-- Begin --

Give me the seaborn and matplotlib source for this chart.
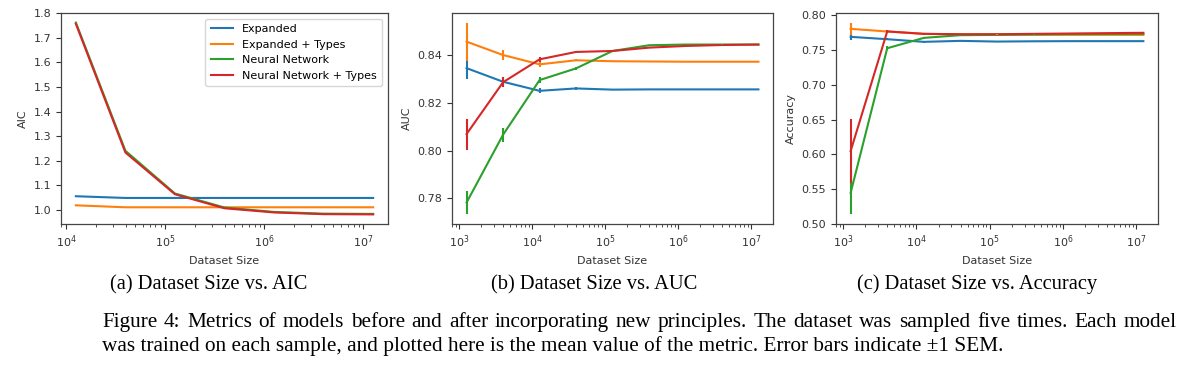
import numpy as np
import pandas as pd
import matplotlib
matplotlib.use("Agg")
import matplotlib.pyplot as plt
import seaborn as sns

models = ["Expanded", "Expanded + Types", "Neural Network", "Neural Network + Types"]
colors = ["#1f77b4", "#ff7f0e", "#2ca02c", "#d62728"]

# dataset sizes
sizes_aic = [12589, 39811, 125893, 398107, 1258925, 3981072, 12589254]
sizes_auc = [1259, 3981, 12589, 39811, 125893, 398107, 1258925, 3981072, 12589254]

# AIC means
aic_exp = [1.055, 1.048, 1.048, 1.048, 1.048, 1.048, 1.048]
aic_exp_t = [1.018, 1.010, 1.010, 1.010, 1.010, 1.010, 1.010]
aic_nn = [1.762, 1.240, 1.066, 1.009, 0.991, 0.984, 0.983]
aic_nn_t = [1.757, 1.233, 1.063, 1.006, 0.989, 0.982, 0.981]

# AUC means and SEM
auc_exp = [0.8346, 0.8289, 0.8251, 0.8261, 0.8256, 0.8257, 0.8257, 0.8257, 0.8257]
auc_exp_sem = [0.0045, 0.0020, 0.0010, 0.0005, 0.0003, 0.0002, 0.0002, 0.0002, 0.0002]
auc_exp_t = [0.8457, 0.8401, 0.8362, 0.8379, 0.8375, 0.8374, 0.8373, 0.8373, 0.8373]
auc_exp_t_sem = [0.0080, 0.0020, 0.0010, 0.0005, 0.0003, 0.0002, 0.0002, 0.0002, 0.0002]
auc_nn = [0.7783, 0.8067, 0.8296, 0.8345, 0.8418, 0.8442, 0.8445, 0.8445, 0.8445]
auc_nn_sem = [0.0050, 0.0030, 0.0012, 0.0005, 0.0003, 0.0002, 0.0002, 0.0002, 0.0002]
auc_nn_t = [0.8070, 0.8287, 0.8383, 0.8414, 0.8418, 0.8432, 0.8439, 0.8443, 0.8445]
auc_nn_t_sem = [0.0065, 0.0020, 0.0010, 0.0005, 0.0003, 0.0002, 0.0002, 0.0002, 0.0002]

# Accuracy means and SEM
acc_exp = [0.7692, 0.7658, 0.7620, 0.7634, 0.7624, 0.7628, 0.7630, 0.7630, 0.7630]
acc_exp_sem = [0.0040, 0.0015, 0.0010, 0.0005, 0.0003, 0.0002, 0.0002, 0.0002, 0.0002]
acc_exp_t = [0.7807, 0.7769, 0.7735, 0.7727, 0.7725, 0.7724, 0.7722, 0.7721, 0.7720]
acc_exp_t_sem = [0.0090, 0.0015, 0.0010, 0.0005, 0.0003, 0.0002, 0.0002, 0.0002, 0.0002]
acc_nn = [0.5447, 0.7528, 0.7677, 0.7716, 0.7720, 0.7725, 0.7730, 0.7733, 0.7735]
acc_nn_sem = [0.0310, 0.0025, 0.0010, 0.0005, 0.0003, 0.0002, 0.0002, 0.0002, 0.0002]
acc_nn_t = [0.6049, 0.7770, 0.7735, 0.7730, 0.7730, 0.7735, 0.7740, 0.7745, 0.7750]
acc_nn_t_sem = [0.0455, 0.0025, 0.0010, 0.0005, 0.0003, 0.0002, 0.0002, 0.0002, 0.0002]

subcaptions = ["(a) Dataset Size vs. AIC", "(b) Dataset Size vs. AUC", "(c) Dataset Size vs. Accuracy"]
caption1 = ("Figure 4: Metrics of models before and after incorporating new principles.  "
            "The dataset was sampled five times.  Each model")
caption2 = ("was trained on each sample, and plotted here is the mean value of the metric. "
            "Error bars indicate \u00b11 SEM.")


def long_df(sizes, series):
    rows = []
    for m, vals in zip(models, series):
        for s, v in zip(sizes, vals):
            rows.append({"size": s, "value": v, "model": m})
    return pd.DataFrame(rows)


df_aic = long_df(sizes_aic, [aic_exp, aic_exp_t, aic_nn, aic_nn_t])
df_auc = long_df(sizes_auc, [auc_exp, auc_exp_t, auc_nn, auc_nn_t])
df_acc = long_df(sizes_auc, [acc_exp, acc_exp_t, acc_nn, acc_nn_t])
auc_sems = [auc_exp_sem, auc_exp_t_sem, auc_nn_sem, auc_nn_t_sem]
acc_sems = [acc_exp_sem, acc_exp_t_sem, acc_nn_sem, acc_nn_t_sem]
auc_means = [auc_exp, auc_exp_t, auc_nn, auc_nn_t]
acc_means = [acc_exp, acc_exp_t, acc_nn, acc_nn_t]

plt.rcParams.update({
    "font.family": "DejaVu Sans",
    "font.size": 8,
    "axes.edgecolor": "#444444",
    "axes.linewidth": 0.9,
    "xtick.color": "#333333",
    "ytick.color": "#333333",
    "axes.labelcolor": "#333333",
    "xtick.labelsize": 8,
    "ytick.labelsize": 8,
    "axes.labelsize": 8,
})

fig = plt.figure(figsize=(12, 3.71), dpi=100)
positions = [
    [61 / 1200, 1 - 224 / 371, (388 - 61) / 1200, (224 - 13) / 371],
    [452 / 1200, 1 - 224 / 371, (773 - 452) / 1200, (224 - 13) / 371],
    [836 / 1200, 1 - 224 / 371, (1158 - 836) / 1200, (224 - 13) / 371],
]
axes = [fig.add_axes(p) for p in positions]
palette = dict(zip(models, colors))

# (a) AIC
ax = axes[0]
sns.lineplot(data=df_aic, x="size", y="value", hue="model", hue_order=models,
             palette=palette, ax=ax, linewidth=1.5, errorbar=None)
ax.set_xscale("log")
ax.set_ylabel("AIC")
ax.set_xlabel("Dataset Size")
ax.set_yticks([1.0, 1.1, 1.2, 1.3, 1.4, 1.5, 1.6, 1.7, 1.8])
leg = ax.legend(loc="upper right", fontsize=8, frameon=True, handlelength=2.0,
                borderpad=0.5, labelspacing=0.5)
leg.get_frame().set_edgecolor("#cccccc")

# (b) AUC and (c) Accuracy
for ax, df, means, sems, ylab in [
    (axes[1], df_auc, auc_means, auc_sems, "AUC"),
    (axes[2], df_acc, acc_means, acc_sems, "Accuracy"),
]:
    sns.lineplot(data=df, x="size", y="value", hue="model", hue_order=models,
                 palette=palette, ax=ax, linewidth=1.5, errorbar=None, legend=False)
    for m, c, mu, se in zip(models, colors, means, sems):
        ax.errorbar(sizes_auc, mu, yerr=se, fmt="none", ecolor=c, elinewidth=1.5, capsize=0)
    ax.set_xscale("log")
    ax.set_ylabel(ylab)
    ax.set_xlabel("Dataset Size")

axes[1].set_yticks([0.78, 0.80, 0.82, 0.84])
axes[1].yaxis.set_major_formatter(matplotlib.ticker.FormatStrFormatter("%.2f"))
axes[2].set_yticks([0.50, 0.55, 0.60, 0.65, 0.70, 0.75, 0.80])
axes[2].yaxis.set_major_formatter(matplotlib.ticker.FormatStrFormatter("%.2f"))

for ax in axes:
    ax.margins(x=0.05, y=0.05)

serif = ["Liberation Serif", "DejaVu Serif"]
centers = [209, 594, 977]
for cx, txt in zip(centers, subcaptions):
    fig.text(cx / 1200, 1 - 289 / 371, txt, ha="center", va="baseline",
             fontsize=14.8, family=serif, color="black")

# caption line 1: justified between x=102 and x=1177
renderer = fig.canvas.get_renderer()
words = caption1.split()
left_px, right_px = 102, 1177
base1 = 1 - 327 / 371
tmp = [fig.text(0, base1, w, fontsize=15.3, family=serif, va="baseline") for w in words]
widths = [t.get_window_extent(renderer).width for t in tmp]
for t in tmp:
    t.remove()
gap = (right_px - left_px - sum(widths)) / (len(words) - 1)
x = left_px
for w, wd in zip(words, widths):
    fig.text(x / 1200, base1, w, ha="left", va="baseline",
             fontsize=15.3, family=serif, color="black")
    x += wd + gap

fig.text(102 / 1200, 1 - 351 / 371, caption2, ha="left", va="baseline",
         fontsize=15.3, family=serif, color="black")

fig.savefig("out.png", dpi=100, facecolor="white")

-- End --

DO THIS:
Look through the listing above. Pick out each line with "seaborn" and copy it.

WORKED ANSWER:
Give me the seaborn and matplotlib source for this chart.
import seaborn as sns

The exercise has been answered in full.